Sounds obvious. Each of us is trying to survive the waves of uncertainty that come at us every day, and with our way of life upended, we have to set priorities. Thinking about the emotions and feelings of others sounds anything but urgent, to say the least.

However, today more than ever, those of us who have the inescapable responsibility of being a leader in our organizations, boards, teams, or families must internalize that empathy is one of the most valuable human skills to reinforce, as are curiosity, flexibility and adaptability. To lead empathically, we need to understand that respect for other people begins by recognizing, accepting, and validating the emotions and feelings of others, although we may not like to deal with them or know how to do it well.

That respect is what allows us to understand how extremely complicated and difficult the world has become for many. We should not judge, but rather see that not everyone reacts the same to the same stimuli, understanding that tempers are moved by individual pressures that we may know nothing about.

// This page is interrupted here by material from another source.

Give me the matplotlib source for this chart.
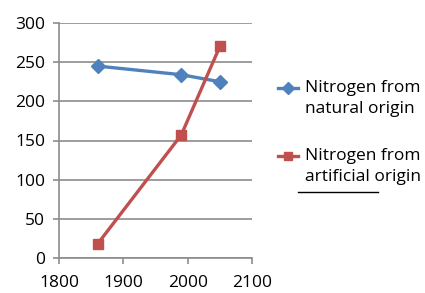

Resilience is a skill which some have developed more than other people have and that what for some are challenges to solve, for others are gigantic mountains to climb daily.

To lead with a focus on respect for others under all circumstances is essential and non-negotiable. Respect, empathy, frequent recognition, warmth, and authenticity –but never arrogance or indifference– allow relationships to flow positively even in the most complicated of times, such as those where we need to effect changes in objectives, goals, operability, responsibilities, conditions, and even in some situations, the very continuity of a relationship.

Emphasizing care for people’s dignity and self-esteem amid changes fosters trust and allows dialogue. Create the right environment to see other perspectives. Despite our current situation, it gives many the opportunity to grow, improve their attitudes, focus on the future, and bring out their talent, character, commitment, and maturity.

Today, more than ever, it is vital that our actions be consistent with our personal, family, and organizational values. Uncertainty, urgency, or crisis does not give anyone an excuse to be abusive, or act without respect, criteria, or decency. Empathy with others does not inhibit us from acting or making realistic, tough, or very difficult decisions. Rather, it facilitates the relationship of trust to even plan and implement the most complicated decisions together, if done correctly and fairly, and above all, with respect and a lot of humanity.